TASK TO CARRY OUT
In the data, extract each line that holds the string "this".

DATA SUPPLIED
----

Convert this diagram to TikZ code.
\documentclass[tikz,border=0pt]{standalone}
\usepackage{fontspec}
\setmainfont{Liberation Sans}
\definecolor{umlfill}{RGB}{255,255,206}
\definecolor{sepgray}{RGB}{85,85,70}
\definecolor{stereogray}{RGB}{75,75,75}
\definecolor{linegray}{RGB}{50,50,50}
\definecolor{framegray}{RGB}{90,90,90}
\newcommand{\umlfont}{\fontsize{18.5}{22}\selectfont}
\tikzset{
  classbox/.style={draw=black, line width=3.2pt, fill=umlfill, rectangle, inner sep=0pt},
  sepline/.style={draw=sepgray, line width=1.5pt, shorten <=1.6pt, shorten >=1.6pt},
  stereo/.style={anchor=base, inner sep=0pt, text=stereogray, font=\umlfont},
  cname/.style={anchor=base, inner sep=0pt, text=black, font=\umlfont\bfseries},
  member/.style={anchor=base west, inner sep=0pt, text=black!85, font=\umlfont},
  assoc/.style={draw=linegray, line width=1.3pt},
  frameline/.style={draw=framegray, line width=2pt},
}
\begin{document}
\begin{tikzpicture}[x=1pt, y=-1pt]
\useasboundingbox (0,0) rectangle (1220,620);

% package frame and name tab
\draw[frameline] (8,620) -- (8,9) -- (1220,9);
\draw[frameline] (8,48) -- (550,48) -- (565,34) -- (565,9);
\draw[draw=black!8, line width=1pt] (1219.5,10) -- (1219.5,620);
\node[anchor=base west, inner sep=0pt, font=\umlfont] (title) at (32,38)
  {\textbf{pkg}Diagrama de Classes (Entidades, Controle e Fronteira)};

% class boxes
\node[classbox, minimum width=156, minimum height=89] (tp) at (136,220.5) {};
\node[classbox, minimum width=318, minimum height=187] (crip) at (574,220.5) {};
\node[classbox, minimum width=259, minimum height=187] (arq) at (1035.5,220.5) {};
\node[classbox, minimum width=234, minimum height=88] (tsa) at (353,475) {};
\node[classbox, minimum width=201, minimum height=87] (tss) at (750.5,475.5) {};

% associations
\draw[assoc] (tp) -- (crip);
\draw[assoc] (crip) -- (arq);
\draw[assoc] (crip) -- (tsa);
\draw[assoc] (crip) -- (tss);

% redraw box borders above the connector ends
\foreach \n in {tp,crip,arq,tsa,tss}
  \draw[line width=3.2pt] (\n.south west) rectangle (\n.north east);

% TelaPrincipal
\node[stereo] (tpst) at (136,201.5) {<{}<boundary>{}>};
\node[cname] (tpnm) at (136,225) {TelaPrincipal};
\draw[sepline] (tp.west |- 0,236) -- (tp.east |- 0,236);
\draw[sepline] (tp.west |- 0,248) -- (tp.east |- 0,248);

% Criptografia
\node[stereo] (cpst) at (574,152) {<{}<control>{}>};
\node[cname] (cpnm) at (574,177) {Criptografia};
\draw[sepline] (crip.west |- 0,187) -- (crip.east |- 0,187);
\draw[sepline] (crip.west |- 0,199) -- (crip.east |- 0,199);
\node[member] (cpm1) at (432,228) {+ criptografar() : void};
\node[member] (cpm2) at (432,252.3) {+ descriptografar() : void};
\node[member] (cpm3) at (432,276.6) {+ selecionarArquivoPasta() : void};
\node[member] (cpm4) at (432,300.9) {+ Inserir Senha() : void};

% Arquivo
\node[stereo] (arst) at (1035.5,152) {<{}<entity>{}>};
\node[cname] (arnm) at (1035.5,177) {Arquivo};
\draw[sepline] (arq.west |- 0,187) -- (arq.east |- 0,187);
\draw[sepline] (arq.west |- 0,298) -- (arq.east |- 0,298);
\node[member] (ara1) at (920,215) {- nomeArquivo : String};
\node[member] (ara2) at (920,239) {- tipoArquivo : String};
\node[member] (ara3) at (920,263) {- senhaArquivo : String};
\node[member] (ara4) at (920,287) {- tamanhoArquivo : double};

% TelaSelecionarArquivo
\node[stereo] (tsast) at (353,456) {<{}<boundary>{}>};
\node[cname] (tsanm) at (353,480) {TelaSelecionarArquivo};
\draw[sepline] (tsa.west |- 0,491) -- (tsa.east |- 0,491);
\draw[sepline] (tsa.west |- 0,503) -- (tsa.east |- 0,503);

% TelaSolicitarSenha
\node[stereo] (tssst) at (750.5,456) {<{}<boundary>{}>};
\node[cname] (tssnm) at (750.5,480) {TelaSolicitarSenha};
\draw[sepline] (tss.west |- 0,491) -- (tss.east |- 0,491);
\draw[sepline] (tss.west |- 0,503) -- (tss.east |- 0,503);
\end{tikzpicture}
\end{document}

----

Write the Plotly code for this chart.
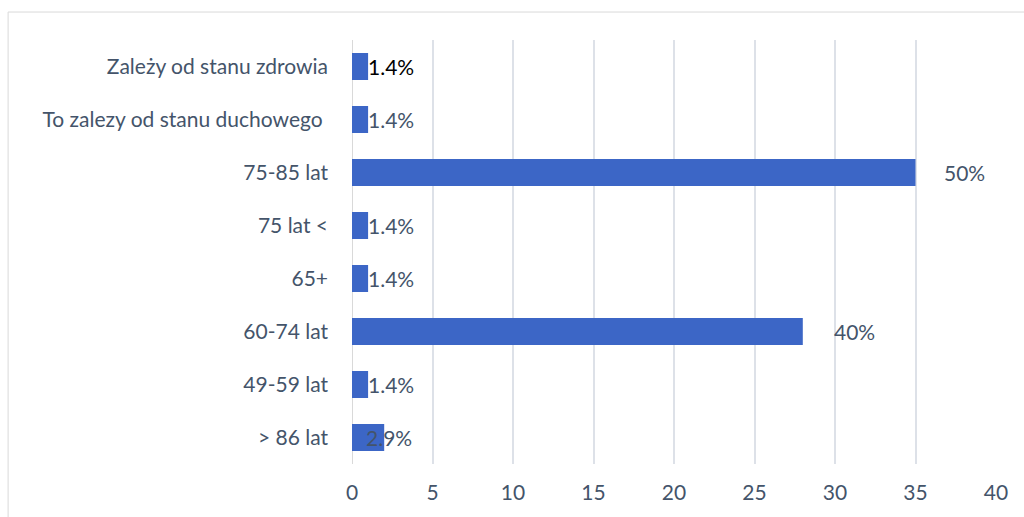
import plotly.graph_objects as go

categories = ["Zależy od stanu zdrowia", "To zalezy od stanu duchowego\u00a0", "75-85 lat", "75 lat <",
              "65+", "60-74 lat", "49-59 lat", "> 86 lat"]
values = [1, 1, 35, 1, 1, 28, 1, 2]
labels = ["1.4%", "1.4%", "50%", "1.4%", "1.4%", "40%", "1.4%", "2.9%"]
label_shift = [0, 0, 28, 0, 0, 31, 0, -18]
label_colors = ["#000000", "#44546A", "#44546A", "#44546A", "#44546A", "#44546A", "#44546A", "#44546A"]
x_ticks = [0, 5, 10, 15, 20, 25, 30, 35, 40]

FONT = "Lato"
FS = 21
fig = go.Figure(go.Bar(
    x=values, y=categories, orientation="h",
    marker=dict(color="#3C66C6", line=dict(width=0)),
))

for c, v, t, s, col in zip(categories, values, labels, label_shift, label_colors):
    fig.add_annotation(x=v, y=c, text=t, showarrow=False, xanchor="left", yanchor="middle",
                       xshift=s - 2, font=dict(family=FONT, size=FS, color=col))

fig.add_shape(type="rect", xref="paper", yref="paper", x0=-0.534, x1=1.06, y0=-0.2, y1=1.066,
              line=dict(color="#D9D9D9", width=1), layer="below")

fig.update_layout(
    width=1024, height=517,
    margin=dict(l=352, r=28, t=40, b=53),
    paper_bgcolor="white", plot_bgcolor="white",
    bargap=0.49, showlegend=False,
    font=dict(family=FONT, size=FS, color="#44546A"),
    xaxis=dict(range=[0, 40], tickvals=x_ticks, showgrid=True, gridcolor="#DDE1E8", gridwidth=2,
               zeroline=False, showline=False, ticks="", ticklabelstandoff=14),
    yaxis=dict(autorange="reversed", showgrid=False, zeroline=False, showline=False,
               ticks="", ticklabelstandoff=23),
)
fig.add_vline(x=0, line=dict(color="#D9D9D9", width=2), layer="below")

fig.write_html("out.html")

----

ANSWER FOR THE TASK
Convert this diagram to TikZ code.
Write the Plotly code for this chart.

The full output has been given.